Updated security at home showings
When I first started as a Realtor, things were very different. None of them are more different than home security. Forty years ago, we barely had lockboxes that safely keep keys at the house to make showings more secure and easier. Back then, maybe one out of 50 homes had burglar alarms. I remember my biggest fear with those alarms was setting them off accidentally because I input the wrong code. We would then just wait while the alarm wailed away for the police to arrive.
Today, home security has taken quantum leaps forward. First there are far more things that need secured, from the basic home to the “man cave garages” to the drugs in the medicine cabinet to the 60-inch TV. It seems that bad guys have their eyes on everything in your home and there is some sort of app to thwart them … and make showing a home that much more difficult.
Start with the basics. If you have a medicine chest full of prescription drugs, lock them up. During an open house, or a house party, stories are rampant of missing medicines. Same for watches, jewelry or any small thing your hold dear. Small safes are easily purchased at the home store for under $200 and are a simple way to stop all but the most hardened thief.
Many homes have security systems with cameras in them. These are great deterrents, are very inexpensive and can alert homeowners to thefts. They can also be watching and listening to you as you walk through a home to buy it. Like it or not, they are there.
So, I recommend that while touring a home, any home, know that someone may be watching you with everything from a baby monitor to an elaborate multicamera system.
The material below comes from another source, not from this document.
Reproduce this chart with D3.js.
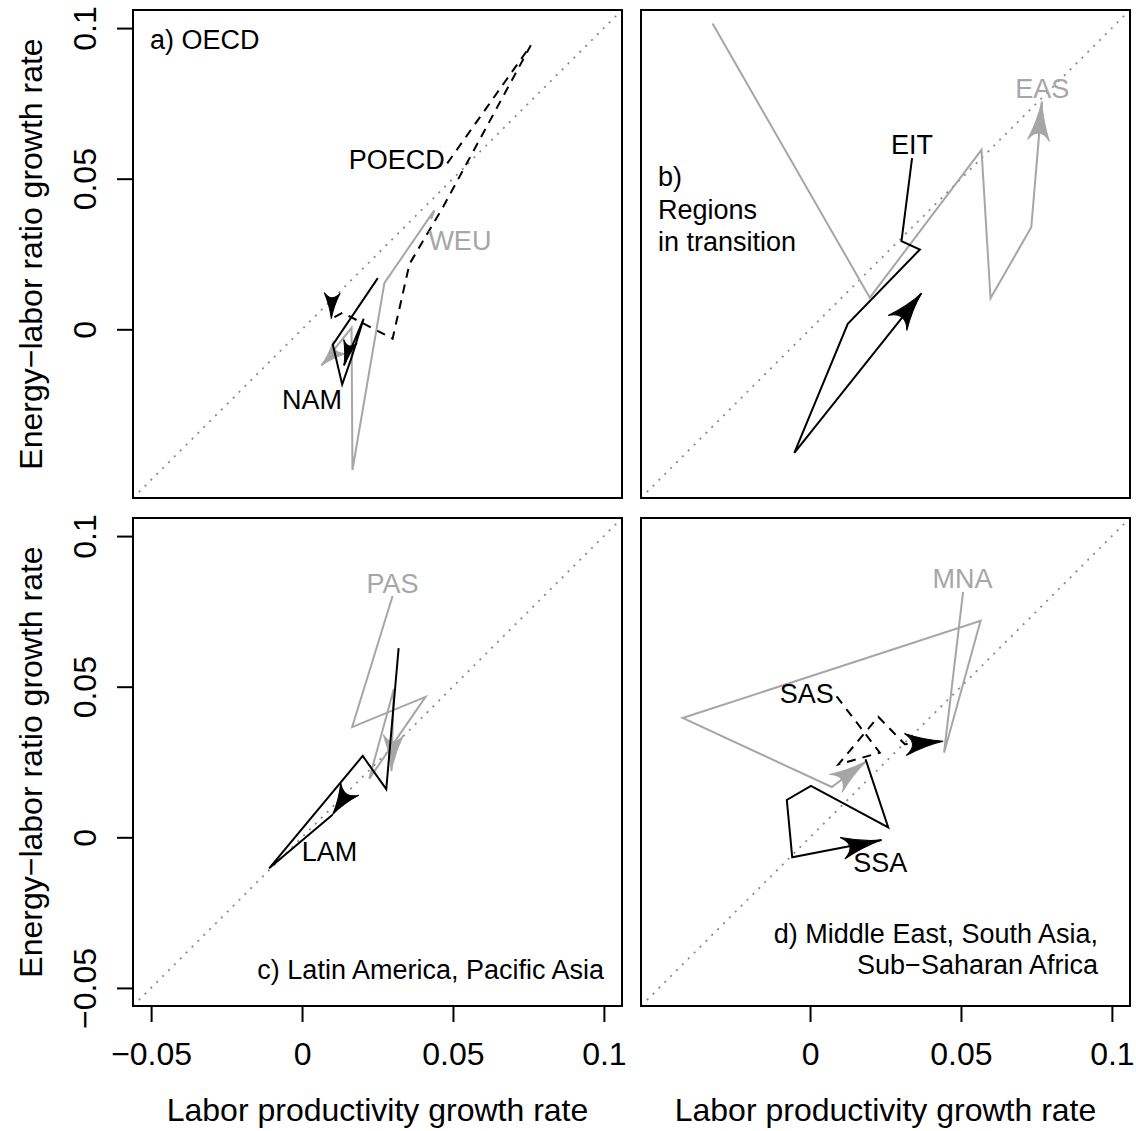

Not that I worry about a qualified buyer doing anything wrong, but clearly what buyers and their Realtor say during a home showing is intended to remain private, and with many security systems, they aren’t.
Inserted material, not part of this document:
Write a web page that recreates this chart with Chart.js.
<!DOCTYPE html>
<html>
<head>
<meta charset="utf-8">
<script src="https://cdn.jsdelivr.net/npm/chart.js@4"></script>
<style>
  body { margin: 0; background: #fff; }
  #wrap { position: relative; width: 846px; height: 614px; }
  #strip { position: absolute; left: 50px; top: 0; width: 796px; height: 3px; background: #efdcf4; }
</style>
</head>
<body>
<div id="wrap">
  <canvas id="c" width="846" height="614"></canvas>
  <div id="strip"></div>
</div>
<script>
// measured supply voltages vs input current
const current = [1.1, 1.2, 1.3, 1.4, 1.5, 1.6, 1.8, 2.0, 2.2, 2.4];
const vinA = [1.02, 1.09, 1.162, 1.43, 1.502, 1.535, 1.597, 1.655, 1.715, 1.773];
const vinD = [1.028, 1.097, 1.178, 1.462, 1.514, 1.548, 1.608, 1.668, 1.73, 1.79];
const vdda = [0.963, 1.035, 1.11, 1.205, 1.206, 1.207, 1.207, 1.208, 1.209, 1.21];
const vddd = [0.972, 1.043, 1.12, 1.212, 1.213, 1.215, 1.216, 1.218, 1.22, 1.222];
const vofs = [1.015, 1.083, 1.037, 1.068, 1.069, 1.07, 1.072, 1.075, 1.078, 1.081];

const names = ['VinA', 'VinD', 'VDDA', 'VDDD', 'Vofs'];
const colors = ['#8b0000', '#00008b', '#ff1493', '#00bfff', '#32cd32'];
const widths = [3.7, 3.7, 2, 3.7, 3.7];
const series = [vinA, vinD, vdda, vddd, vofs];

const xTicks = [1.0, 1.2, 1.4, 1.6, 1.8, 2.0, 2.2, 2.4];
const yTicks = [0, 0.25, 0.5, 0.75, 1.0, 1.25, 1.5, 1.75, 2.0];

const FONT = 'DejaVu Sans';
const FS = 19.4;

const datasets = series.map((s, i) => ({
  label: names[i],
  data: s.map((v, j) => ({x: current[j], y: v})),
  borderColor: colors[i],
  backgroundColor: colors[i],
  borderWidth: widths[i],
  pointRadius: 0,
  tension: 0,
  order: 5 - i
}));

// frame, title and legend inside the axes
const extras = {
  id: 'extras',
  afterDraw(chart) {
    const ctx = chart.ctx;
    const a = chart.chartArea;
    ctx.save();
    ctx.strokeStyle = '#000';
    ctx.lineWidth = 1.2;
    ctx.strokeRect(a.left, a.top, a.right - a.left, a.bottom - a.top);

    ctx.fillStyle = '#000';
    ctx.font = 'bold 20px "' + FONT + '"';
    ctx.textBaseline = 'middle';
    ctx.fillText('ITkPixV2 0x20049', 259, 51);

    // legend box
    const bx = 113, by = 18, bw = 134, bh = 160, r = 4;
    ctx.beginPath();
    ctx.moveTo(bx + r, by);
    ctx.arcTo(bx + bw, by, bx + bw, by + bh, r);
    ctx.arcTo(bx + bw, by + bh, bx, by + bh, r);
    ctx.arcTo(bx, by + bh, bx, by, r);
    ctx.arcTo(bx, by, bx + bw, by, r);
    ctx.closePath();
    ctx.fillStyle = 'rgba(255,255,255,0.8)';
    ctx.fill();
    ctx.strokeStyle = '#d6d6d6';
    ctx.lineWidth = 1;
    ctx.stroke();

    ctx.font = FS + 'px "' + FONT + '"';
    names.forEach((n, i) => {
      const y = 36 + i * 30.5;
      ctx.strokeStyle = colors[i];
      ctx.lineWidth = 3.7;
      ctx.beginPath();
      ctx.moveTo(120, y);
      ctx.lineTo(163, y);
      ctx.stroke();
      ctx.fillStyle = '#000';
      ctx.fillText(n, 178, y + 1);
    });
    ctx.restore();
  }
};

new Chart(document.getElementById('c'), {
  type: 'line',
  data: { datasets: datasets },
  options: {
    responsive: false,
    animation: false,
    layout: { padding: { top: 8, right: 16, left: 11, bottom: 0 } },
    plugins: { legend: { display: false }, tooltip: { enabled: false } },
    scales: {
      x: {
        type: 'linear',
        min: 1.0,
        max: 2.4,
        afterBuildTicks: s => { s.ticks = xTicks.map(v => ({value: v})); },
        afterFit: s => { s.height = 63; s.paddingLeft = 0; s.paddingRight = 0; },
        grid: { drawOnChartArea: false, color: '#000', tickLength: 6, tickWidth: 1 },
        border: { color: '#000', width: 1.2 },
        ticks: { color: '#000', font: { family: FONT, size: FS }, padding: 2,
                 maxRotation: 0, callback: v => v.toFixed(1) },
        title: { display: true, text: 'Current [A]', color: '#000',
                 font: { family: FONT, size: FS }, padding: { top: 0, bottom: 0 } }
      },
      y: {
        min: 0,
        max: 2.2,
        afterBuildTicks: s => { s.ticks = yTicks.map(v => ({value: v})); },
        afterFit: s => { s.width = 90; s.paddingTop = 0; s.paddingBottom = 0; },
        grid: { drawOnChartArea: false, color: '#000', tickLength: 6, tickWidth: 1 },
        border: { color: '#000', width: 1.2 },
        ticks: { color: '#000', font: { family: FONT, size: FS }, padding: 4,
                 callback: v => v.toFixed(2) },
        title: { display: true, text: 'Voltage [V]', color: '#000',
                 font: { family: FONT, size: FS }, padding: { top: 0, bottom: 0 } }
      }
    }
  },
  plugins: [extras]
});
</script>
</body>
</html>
So what you should do during a home showing is to first understand that you are in someone else’s home. Whatever you say can and may be used by the seller to negotiate in their favor. So if you walk through a home with glee and excitement telling your Realtor just how perfect it is, how the decor is just right, and you think the price is fair, and the seller hears that? There goes your negotiating position.
My suggestion is simple. If you are a homeowner, secure your home. All of your valuables should be under lock and key 24/7. If you are a buyer, save your comments for outside the house and in the comfort of your car. Write them down and talk later. Do not take photos or movies without the seller’s consent. Times may have changed and Realtors understand that, but buyers and sellers need to understand it too.
Mink-Crouse is the 2018 president of the Warren Area Board of Realtors.